** START OF RECORDS PROVIDED **

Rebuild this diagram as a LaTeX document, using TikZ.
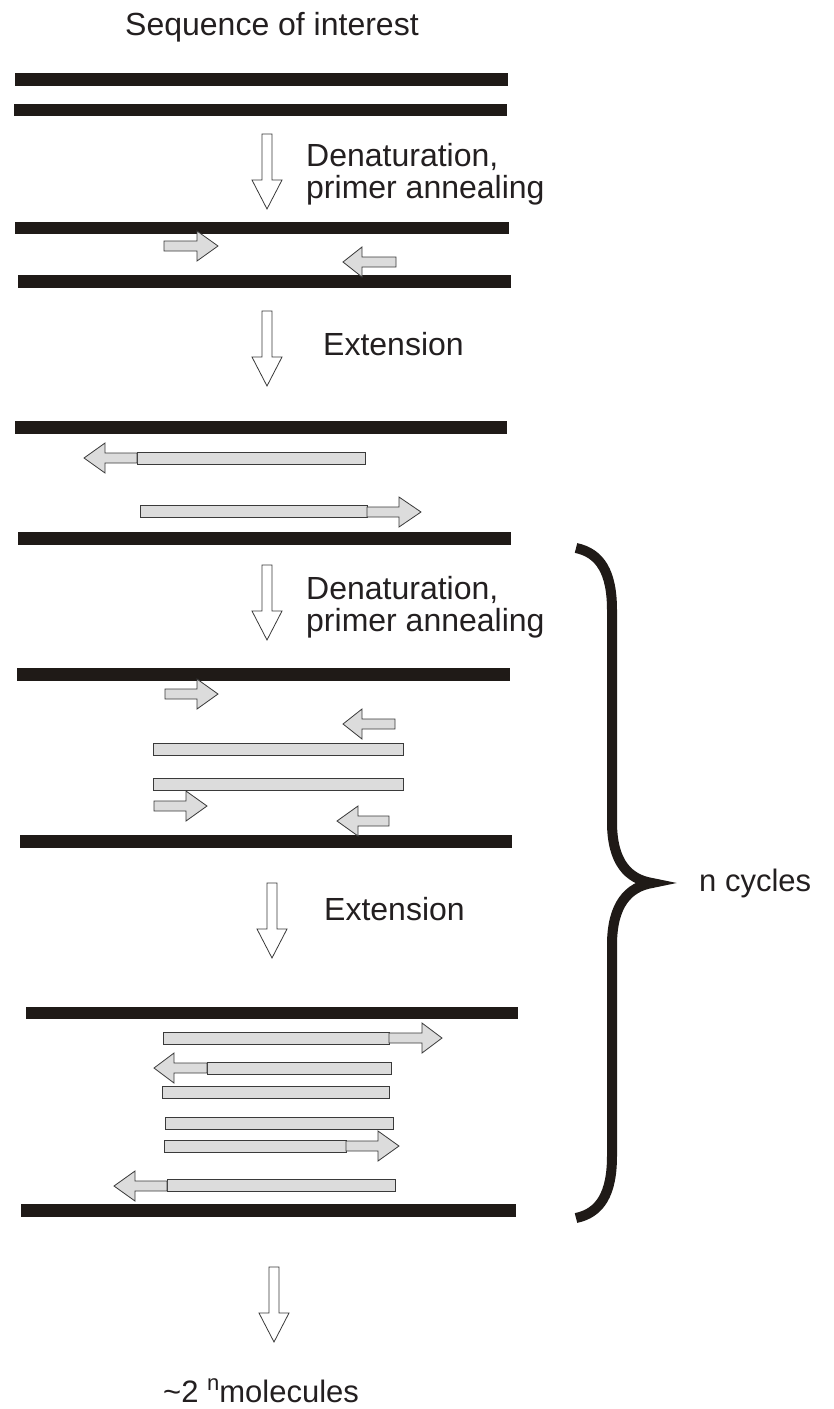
\documentclass[tikz,border=0pt]{standalone}
\usepackage{fontspec}
\setmainfont{Liberation Sans}
\definecolor{barcol}{HTML}{1F1A17}
\definecolor{strandfill}{HTML}{DCDCDC}
\definecolor{edgecol}{HTML}{3A3A3A}
\definecolor{txtcol}{HTML}{231F20}
\newcommand\strandbar[3]{\draw[strand] (#1,#3-6) rectangle (#2,#3+6);}
\newcommand\rprimer[4]{\draw[strand] (#1,#4-5) -- (#2,#4-5) -- (#2,#4-15) -- (#3,#4) -- (#2,#4+15) -- (#2,#4+5) -- (#1,#4+5) -- cycle;}
\newcommand\lprimer[4]{\draw[strand] (#3,#4-5) -- (#2,#4-5) -- (#2,#4-15) -- (#1,#4) -- (#2,#4+15) -- (#2,#4+5) -- (#3,#4+5) -- cycle;}
\newcommand\hollowarrow[2]{\draw[hollow] (#1-5,#2) -- (#1+5,#2) -- (#1+5,#2+46) -- (#1+15,#2+46) -- (#1,#2+75) -- (#1-15,#2+46) -- (#1-5,#2+46) -- cycle;}
\begin{document}
\begin{tikzpicture}[x=1pt,y=-1pt,
  dnabar/.style={fill=barcol,draw=none},
  strand/.style={fill=strandfill,draw=edgecol,line width=0.8pt,line join=miter},
  hollow/.style={fill=white,draw=edgecol,line width=0.8pt},
  lbl/.style={inner sep=0pt,anchor=base west,text=txtcol,font=\fontsize{32}{32}\selectfont},
  brace/.style={draw=barcol,line width=10pt}]
\useasboundingbox (0,0) rectangle (834,1409);
\fill[white] (0,0) rectangle (834,1409);

% titles and labels
\node[lbl] (title) at (125,35) {Sequence of interest};
\node[lbl] (den1a) at (306,166) {Denaturation,};
\node[lbl] (den1b) at (306,198) {primer annealing};
\node[lbl] (ext1) at (323,355) {Extension};
\node[lbl] (den2a) at (306,599) {Denaturation,};
\node[lbl] (den2b) at (306,631) {primer annealing};
\node[lbl] (ext2) at (324,920) {Extension};
\node[lbl,font=\fontsize{31}{31}\selectfont] (ncyc) at (699,891) {n cycles};
\node[lbl,font=\fontsize{31}{31}\selectfont] (result) at (163,1402) {\textasciitilde 2 \raisebox{12pt}{\fontsize{22}{22}\selectfont n}molecules};

% section 1
\fill[dnabar] (15,73) rectangle (508,86);
\fill[dnabar] (14,104) rectangle (507,116);
\hollowarrow{267}{134}

% section 2
\fill[dnabar] (15,222) rectangle (509,234);
\fill[dnabar] (18,275) rectangle (511,288);
\rprimer{164}{197}{218}{246}
\lprimer{343}{362}{396}{262}
\hollowarrow{267}{311}

% section 3
\fill[dnabar] (15,421) rectangle (507,434);
\fill[dnabar] (18,532) rectangle (511,545);
\strandbar{137}{365}{458}
\lprimer{84}{105}{137}{458}
\strandbar{140}{367}{511}
\rprimer{367}{399}{421}{512}
\hollowarrow{267}{565}

% section 4
\fill[dnabar] (17,668) rectangle (510,681);
\fill[dnabar] (20,835) rectangle (512,848);
\rprimer{165}{197}{218}{694}
\lprimer{343}{362}{395}{724}
\strandbar{153}{403}{749}
\strandbar{153}{403}{784}
\rprimer{154}{186}{207}{806}
\lprimer{337}{358}{389}{821}
\hollowarrow{272}{883}

% section 5
\fill[dnabar] (26,1007) rectangle (518,1019);
\fill[dnabar] (21,1204) rectangle (516,1217);
\strandbar{163}{389}{1038}
\rprimer{389}{422}{442}{1038}
\strandbar{207}{391}{1068}
\lprimer{154}{174}{207}{1068}
\strandbar{162}{389}{1092}
\strandbar{165}{393}{1123}
\strandbar{164}{346}{1146}
\rprimer{346}{378}{399}{1146}
\strandbar{167}{395}{1185}
\lprimer{114}{135}{167}{1186}
\hollowarrow{274}{1267}

% brace
\draw[brace] (576,548) .. controls (600,553) and (612,572) .. (612,610)
  -- (612,822) .. controls (612,862) and (628,879) .. (652,883)
  .. controls (628,887) and (612,905) .. (612,945)
  -- (612,1156) .. controls (612,1194) and (600,1213) .. (576,1218);
\end{tikzpicture}
\end{document}
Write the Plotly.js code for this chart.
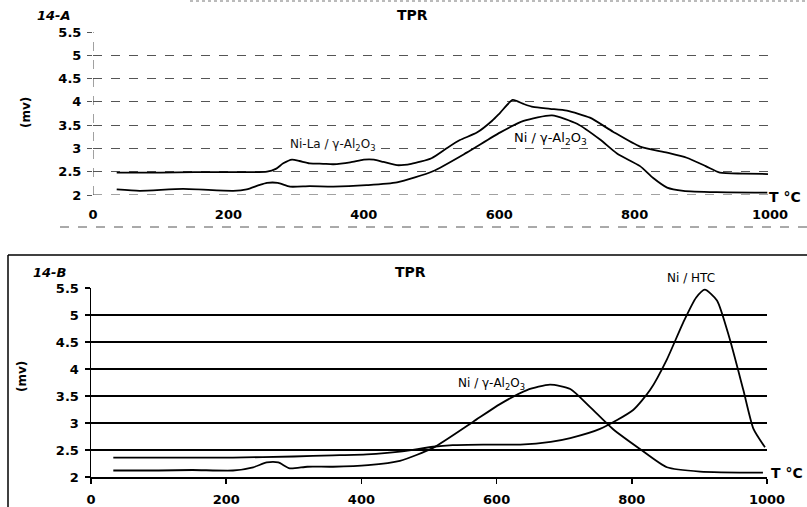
<!DOCTYPE html>
<html>
<head>
<meta charset="utf-8">
<script src="https://cdn.plot.ly/plotly-3.0.1.min.js"></script>
<style>html,body{margin:0;padding:0;background:#fff;}#chart{width:807px;height:507px;}</style>
</head>
<body>
<div id="chart"></div>
<script>
// ---- Data ----
// 14-A : Ni-La / γ-Al2O3
const tempA_NiLa = [35, 100, 150, 200, 257, 270, 281, 294, 305, 320, 340, 355, 380, 400, 415, 429, 449, 470, 500, 523, 542, 567, 590, 601, 620, 635, 650, 675, 700, 734, 768, 808, 848, 877, 905, 926, 960, 997];
const mvA_NiLa   = [2.48, 2.48, 2.49, 2.49, 2.50, 2.56, 2.68, 2.76, 2.73, 2.68, 2.67, 2.66, 2.70, 2.76, 2.76, 2.71, 2.64, 2.67, 2.79, 3.01, 3.18, 3.34, 3.60, 3.76, 4.04, 3.96, 3.89, 3.85, 3.81, 3.66, 3.36, 3.04, 2.91, 2.80, 2.62, 2.48, 2.46, 2.45];
// 14-A : Ni / γ-Al2O3
const tempA_Ni = [35, 69, 133, 207, 227, 245, 257, 273, 291, 320, 355, 404, 449, 502, 552, 601, 636, 678, 715, 749, 774, 808, 827, 848, 872, 921, 996];
const mvA_Ni   = [2.12, 2.09, 2.13, 2.09, 2.12, 2.21, 2.26, 2.26, 2.18, 2.19, 2.18, 2.21, 2.27, 2.51, 2.91, 3.34, 3.59, 3.71, 3.53, 3.19, 2.89, 2.62, 2.37, 2.16, 2.09, 2.06, 2.05];
// 14-B : Ni / γ-Al2O3
const tempB_Ni = [33, 100, 150, 210, 240, 260, 277, 294, 320, 358, 410, 457, 506, 565, 605, 645, 679, 709, 738, 772, 812, 852, 901, 994];
const mvB_Ni   = [2.12, 2.12, 2.13, 2.12, 2.18, 2.27, 2.27, 2.16, 2.19, 2.19, 2.22, 2.30, 2.54, 3.02, 3.35, 3.61, 3.71, 3.63, 3.30, 2.89, 2.52, 2.18, 2.10, 2.08];
// 14-B : Ni / HTC
const tempB_HTC = [33, 120, 210, 300, 358, 408, 457, 506, 535, 580, 635, 680, 709, 753, 802, 827, 852, 876, 895, 908, 926, 945, 965, 980, 997];
const mvB_HTC   = [2.36, 2.36, 2.36, 2.38, 2.40, 2.42, 2.47, 2.56, 2.59, 2.60, 2.60, 2.65, 2.72, 2.89, 3.24, 3.61, 4.18, 4.86, 5.32, 5.47, 5.27, 4.55, 3.61, 2.89, 2.55];

const xTicks = [0, 200, 400, 600, 800, 1000];
const yTicks = [2, 2.5, 3, 3.5, 4, 4.5, 5, 5.5];
const yTickText = ['2', '2.5', '3', '3.5', '4', '4.5', '5', '5.5'];

// ---- Layout helpers ----
const W = 807, H = 507;
const px = v => v / W;
const py = v => 1 - v / H;
const FONT = 'DejaVu Sans, Arial, sans-serif';
const tickFont = {family: FONT, size: 13, color: '#000', weight: 'bold'};
const lineStyle = {color: '#000', width: 1.8, shape: 'spline', smoothing: 0.6};

const traces = [
  {x: tempA_NiLa, y: mvA_NiLa, xaxis: 'x', yaxis: 'y', mode: 'lines', line: lineStyle, hoverinfo: 'skip'},
  {x: tempA_Ni, y: mvA_Ni, xaxis: 'x', yaxis: 'y', mode: 'lines', line: lineStyle, hoverinfo: 'skip'},
  {x: tempB_Ni, y: mvB_Ni, xaxis: 'x2', yaxis: 'y2', mode: 'lines', line: lineStyle, hoverinfo: 'skip'},
  {x: tempB_HTC, y: mvB_HTC, xaxis: 'x2', yaxis: 'y2', mode: 'lines', line: lineStyle, hoverinfo: 'skip'}
];

function xAxis(domain, anchor, solid) {
  return {
    domain: domain, anchor: anchor, range: [0, 1000], tickvals: xTicks, ticktext: xTicks.map(String),
    showgrid: false, zeroline: false, showline: solid, linecolor: '#000', linewidth: 1.5,
    ticks: solid ? 'outside' : '', ticklen: 5, tickcolor: '#000', tickwidth: 1.5,
    tickfont: tickFont, ticklabelstandoff: solid ? 5 : 10, fixedrange: true
  };
}
function yAxis(domain, anchor, solid) {
  return {
    domain: domain, anchor: anchor, range: [2, 5.5], tickvals: yTicks, ticktext: yTickText,
    showgrid: true, gridcolor: solid ? '#000' : '#555', gridwidth: solid ? 1.5 : 1,
    griddash: solid ? 'solid' : 'dash', zeroline: false,
    showline: solid, linecolor: '#000', linewidth: 1.5,
    ticks: 'outside', ticklen: 5, tickcolor: solid ? '#000' : '#555', tickwidth: solid ? 1.5 : 1,
    tickfont: tickFont, ticklabelstandoff: 3, fixedrange: true
  };
}

const layout = {
  width: W, height: H, margin: {l: 0, r: 0, t: 0, b: 0},
  paper_bgcolor: '#fff', plot_bgcolor: 'rgba(0,0,0,0)', showlegend: false,
  xaxis: xAxis([px(93), px(770)], 'y', false),
  yaxis: yAxis([py(195), py(32)], 'x', false),
  xaxis2: xAxis([px(91), px(767)], 'y2', true),
  yaxis2: yAxis([py(477), py(288)], 'x2', true),
  shapes: [
    // top chart: dashed axis lines
    {type: 'line', xref: 'x', yref: 'y', x0: 0, x1: 0, y0: 2, y1: 5.5, line: {color: '#444', width: 1, dash: 'dash'}},
    {type: 'line', xref: 'x', yref: 'y', x0: 0, x1: 1000, y0: 2, y1: 2, line: {color: '#444', width: 1, dash: 'dash'}},
    // top chart: dashed separators
    {type: 'line', xref: 'paper', yref: 'paper', x0: px(190), x1: px(807), y0: py(1), y1: py(1), line: {color: '#777', width: 1, dash: 'dot'}},
    {type: 'line', xref: 'paper', yref: 'paper', x0: px(60), x1: px(807), y0: py(227), y1: py(227), line: {color: '#555', width: 1, dash: 'dash'}},
    // bottom chart frame
    {type: 'line', xref: 'paper', yref: 'paper', x0: px(8), x1: px(807), y0: py(255), y1: py(255), line: {color: '#000', width: 1.5}},
    {type: 'line', xref: 'paper', yref: 'paper', x0: px(8), x1: px(8), y0: py(255), y1: 0, line: {color: '#000', width: 1.5}}
  ],
  annotations: [
    {xref: 'paper', yref: 'paper', x: px(35), y: py(15), xanchor: 'left', yanchor: 'middle', showarrow: false,
     text: '<b><i>14-A</i></b>', font: {family: FONT, size: 13, color: '#000'}},
    {xref: 'paper', yref: 'paper', x: px(413), y: py(15), xanchor: 'center', yanchor: 'middle', showarrow: false,
     text: '<b>TPR</b>', font: {family: FONT, size: 14, color: '#000'}},
    {xref: 'paper', yref: 'paper', x: px(26), y: py(112), xanchor: 'center', yanchor: 'middle', showarrow: false, textangle: -90,
     text: '<b>(mv)</b>', font: {family: FONT, size: 12, color: '#000'}},
    {xref: 'paper', yref: 'paper', x: px(767), y: py(197), xanchor: 'left', yanchor: 'middle', showarrow: false,
     text: '<b>T °C</b>', font: {family: FONT, size: 14, color: '#000'}},
    {xref: 'paper', yref: 'paper', x: px(332), y: py(145), xanchor: 'center', yanchor: 'middle', showarrow: false,
     text: 'Ni-La / γ-Al<sub>2</sub>O<sub>3</sub>', bgcolor: '#fff', borderpad: 0, font: {family: FONT, size: 12, color: '#111'}},
    {xref: 'paper', yref: 'paper', x: px(550), y: py(138), xanchor: 'center', yanchor: 'middle', showarrow: false,
     text: 'Ni / γ-Al<sub>2</sub>O<sub>3</sub>', font: {family: FONT, size: 13, color: '#000'}},

    {xref: 'paper', yref: 'paper', x: px(31), y: py(272), xanchor: 'left', yanchor: 'middle', showarrow: false,
     text: '<b><i>14-B</i></b>', font: {family: FONT, size: 13, color: '#000'}},
    {xref: 'paper', yref: 'paper', x: px(410), y: py(272), xanchor: 'center', yanchor: 'middle', showarrow: false,
     text: '<b>TPR</b>', font: {family: FONT, size: 14, color: '#000'}},
    {xref: 'paper', yref: 'paper', x: px(22), y: py(377), xanchor: 'center', yanchor: 'middle', showarrow: false, textangle: -90,
     text: '<b>(mv)</b>', font: {family: FONT, size: 12, color: '#000'}},
    {xref: 'paper', yref: 'paper', x: px(769), y: py(473), xanchor: 'left', yanchor: 'middle', showarrow: false,
     text: '<b>T °C</b>', font: {family: FONT, size: 14, color: '#000'}},
    {xref: 'paper', yref: 'paper', x: px(492), y: py(384), xanchor: 'center', yanchor: 'middle', showarrow: false,
     text: 'Ni / γ-Al<sub>2</sub>O<sub>3</sub>', font: {family: FONT, size: 12, color: '#000'}},
    {xref: 'paper', yref: 'paper', x: px(691), y: py(278), xanchor: 'center', yanchor: 'middle', showarrow: false,
     text: 'Ni / HTC', font: {family: FONT, size: 12, color: '#000'}}
  ]
};

Plotly.newPlot('chart', traces, layout, {staticPlot: true, displayModeBar: false});
</script>
</body>
</html>
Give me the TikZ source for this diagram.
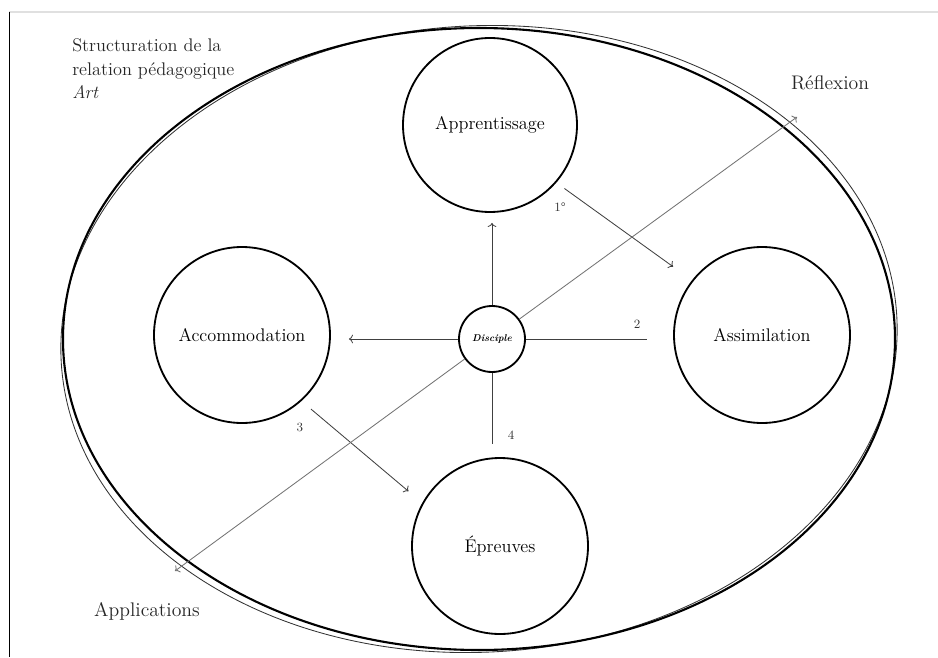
\documentclass[tikz,border=0pt]{standalone}
\usepackage{tikz}
\usetikzlibrary{positioning, arrows, arrows.meta}

\begin{document}
\begin{tikzpicture}[
  stage/.style={circle, draw, line width=1.3pt, minimum size=4.4cm, inner sep=0pt, font=\fontsize{13}{15}\selectfont},
  flow/.style={->, black!75, line width=0.6pt},
  num/.style={font=\fontsize{9}{10}\selectfont, text=black!80},
  lbl/.style={font=\fontsize{14}{16}\selectfont, text=black!85}
]
\useasboundingbox (-12.3,-7.95) rectangle (11.15,8.475);
% frame of the page
\draw[black!12, line width=1pt] (-12.075,8.175) -- (11.15,8.175);
\draw[line width=0.6pt] (-12.075,8.175) -- (-12.075,-7.95);
% outer ellipses
\draw[black!80, line width=0.6pt, rotate around={3:(-0.325,0)}] (-0.325,0) ellipse (10.46 and 7.83);
\draw[line width=1.5pt] (-0.325,0) ellipse (10.4 and 7.775);
% stages
\node[stage, minimum size=4.35cm] (app) at (-0.05,5.35) {Apprentissage};
\node[stage] (asm) at (6.75,0.1) {Assimilation};
\node[stage] (acc) at (-6.25,0.1) {Accommodation};
\node[stage] (epr) at (0.2,-5.175) {Épreuves};
\node[circle, draw, line width=1.3pt, minimum size=1.65cm, inner sep=0pt, font=\scriptsize\bfseries\itshape] (disc) at (0,0) {Disciple};
% ends of the diagonal
\coordinate (refl) at (7.625,5.55);
\coordinate (appl) at (-7.925,-5.8);
% from the centre
\draw[flow, shorten >=0.25cm] (disc.north) -- (disc.north |- app.south);
\draw[flow, shorten >=0.45cm] (disc.west) -- (disc.west -| acc.east);
\draw[flow, -, shorten >=0.65cm] (disc.east) -- (disc.east -| asm.west);
\draw[flow, -, shorten >=0.33cm] (disc.south) -- (disc.south |- epr.north);
% between stages
\draw[flow, shorten <=0.25cm, shorten >=0.58cm] (app.-41) -- (asm.142);
\draw[flow, shorten <=0.31cm, shorten >=0.45cm] (acc.-48) -- (epr.151);
% diagonal
\draw[flow, black!55] (disc) -- (refl);
\draw[flow, black!55] (disc) -- (appl);
% numbers
\node[num] (n1) at (1.7,3.3) {1°};
\node[num] (n2) at (3.625,0.375) {2};
\node[num] (n3) at (-4.8,-2.2) {3};
\node[num] (n4) at (0.475,-2.4) {4};
% labels
\node[lbl] (refltxt) at (8.45,6.4) {Réflexion};
\node[lbl] (appltxt) at (-8.625,-6.8) {Applications};
\node[anchor=north west, align=left, inner sep=0pt, font=\fontsize{13}{17}\selectfont, text=black!85] (title) at (-10.5,7.525) {Structuration de la\\relation pédagogique\\\textit{Art}};
\end{tikzpicture}
\end{document}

** END OF RECORDS PROVIDED **

- **THE PROBLEM**:
List each line in the listing that contains the string "this".

- **THE REPLY**:
Rebuild this diagram as a LaTeX document, using TikZ.
Write the Plotly.js code for this chart.
Give me the TikZ source for this diagram.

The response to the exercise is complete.